The combined schedule eliminates redundancy in the FSS program, Gormley said. Now
federal buyers won't have to hop among schedules to place orders with one vendor. The new
schedule also reduces the management burden on vendors, he said, noting that some vendors
previously had to oversee as many as five schedule contracts.


"Our eventual goal is to have evergreen contracts that do not end," Gormley
said, as long as the vendors achieve minimal sales goals. Vendors must have sales of at
least $25,000 during each 12-month period or face contract termination.


The IT Schedule solicitation requires that all schedule vendors accept government IMPAC
credit cards for small buys, Gormley said, and the vendors must sell only year 2000-ready
products.


Each IT Schedule contract holder is required to undergo a past performance evaluation.
For the reviews, GSA has enlisted the help of Dunn & Bradstreet Corp. of New York.
Vendors must submit 20 references and pay $125 to Dunn & Bradstreet for the reviews.


To get the solicitation on the street, GSA spent the last few months in intense
meetings with SBA, GSA officials said.


"It got to the point where we needed to move forward," Frank P. Pugliese Jr.,
commissioner of GSA's Federal Supply Service, said at the recent FOSE conference in
Washington. "We spent a lot of time on this."


SBA officials had argued that a single schedule would let the bigger companies bundle
goods and services, making it difficult for small businesses to compete on price.


But Barram said combining the schedules does not limit any vendor from participating or
vying for orders from agencies.


GSA and SBA share the same objective, he said. "We both want a Multiple-Award
Schedule program that assures maximum participation by small business concerns," he
said.


Including small businesses is a "key success factor in this administration's
mandate to deliver commercial quality goods and services to the federal community,"
Barram said.


In his letter, Barram said GSA will protect small businesses by encouraging agencies to
buy from small companies' schedule contracts. Furthermore, GSA will include small
businesses as subcontractors for those that do not hold schedule contracts.


GSA will sponsor educational seminars with SBA on how agencies can do more business
with small companies and will promote such programs for all schedules, and not just the IT
Schedule, Barram said.


SBA officials said they are generally satisfied with the GSA response.


"It's a move in the right direction," said Jose Gutierrez, assistant
administrator of prime contracts in SBA's Government Contracting Office. "It says to
us that GSA is willing to begin to explore some of the issues."


GSA wants to assuage small business concerns, Pugliese said. "We are not the kind
of agency that thumbs its nose at small businesses, and our numbers prove it," he
said.

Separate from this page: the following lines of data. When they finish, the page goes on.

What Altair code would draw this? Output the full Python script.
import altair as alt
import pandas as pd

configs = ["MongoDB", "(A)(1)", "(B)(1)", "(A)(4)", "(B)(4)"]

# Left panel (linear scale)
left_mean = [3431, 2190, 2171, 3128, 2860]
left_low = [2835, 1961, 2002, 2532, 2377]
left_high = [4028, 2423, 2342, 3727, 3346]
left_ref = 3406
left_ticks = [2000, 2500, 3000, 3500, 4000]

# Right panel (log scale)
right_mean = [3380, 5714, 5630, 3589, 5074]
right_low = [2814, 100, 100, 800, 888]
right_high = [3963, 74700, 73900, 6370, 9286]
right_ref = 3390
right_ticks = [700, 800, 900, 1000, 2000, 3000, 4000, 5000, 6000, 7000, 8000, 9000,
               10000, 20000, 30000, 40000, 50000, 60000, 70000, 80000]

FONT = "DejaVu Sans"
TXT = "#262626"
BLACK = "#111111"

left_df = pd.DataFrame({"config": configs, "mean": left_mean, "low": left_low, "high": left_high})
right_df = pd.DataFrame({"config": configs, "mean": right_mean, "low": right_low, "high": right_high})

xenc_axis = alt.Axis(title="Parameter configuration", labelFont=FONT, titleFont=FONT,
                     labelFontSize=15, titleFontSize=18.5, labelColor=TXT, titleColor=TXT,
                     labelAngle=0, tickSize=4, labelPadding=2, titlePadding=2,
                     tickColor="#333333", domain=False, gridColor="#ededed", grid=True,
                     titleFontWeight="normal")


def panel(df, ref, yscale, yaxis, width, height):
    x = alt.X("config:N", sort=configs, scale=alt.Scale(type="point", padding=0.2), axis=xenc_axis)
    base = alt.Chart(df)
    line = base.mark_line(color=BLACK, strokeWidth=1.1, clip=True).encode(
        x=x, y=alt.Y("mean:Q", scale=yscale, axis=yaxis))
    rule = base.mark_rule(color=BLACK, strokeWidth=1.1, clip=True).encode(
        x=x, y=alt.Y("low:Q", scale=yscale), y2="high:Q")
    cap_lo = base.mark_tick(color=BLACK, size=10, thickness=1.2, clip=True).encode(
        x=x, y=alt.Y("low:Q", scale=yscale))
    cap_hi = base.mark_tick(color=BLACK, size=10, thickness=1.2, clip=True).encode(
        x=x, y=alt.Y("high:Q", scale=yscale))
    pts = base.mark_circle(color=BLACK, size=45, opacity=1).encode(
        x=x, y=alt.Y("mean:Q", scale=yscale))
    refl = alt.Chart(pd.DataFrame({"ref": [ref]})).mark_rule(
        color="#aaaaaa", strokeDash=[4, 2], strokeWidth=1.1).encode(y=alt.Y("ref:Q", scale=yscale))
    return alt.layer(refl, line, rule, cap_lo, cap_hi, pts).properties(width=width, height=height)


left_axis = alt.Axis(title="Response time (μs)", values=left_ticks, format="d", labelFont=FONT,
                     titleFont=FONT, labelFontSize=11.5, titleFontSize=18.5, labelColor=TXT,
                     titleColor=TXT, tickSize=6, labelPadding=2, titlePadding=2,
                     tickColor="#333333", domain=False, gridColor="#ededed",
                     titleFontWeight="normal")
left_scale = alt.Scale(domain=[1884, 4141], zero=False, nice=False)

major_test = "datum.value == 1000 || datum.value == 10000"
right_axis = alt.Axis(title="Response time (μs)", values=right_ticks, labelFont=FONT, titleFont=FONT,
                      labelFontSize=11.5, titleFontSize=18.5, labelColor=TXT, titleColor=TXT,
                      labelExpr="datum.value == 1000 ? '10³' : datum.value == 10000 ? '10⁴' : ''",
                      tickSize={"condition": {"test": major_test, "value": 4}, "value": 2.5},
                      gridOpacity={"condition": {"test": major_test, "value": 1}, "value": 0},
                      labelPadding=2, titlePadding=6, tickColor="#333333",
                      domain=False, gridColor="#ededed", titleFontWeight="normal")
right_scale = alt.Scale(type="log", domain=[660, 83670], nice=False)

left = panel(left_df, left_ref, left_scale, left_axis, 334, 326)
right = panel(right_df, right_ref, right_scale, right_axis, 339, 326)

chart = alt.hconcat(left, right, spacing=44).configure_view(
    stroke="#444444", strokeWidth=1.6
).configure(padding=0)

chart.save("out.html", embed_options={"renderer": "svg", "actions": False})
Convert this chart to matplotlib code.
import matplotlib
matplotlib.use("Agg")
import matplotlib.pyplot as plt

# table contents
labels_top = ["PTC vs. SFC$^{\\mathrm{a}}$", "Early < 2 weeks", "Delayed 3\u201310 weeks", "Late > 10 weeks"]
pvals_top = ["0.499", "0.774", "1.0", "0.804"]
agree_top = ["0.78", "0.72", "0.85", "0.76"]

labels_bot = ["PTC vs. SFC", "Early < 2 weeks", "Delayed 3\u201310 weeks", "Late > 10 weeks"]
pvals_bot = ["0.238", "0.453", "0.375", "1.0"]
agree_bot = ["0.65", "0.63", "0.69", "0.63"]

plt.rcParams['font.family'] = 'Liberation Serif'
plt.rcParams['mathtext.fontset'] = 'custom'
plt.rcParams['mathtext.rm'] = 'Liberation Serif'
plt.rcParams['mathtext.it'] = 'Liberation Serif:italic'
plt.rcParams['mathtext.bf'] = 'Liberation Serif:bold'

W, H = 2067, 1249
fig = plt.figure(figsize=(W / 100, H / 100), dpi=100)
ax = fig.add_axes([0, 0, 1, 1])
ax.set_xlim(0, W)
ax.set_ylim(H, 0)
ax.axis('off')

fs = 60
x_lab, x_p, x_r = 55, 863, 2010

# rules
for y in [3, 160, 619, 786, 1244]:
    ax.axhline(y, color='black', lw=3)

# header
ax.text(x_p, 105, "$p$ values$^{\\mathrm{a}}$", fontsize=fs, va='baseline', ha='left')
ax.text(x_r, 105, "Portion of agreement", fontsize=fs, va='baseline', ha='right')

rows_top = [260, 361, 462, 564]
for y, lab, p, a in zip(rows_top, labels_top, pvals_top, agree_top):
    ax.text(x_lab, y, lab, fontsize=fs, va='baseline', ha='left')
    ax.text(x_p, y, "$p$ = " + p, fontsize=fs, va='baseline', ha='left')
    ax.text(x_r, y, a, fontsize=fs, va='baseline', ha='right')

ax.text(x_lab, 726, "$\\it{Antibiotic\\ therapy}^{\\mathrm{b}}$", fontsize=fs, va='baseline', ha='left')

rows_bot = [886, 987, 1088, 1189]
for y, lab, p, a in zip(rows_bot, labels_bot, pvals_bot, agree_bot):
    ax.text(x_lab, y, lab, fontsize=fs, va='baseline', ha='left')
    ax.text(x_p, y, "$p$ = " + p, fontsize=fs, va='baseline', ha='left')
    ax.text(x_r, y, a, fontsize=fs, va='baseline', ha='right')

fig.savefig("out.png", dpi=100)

Small businesses hold 70 percent of the more than 6,000 FSS schedule contracts, he
said.


Gormley said small business sales accounted for 32 percent of total MAS sales last
year.


"We're proud of small business participation in the schedules program, and we want
to see it increase," he said.


Since late 1997, SBA has let agencies count schedule buys toward their procurement
preference goals, which the Clinton administration boosted from 20 percent of all
procurements in fiscal 1997 to 23 percent for this fiscal year.


Larry Allen, executive director of the Coalition for Government Procurement of
Washington, said SBA didn't get much from its efforts.


"They got some nice language," he said, but in the end "agencies have
the ability to do what they already have the ability to do." Agencies can buy from
whatever schedule vendor they choose, Allen said.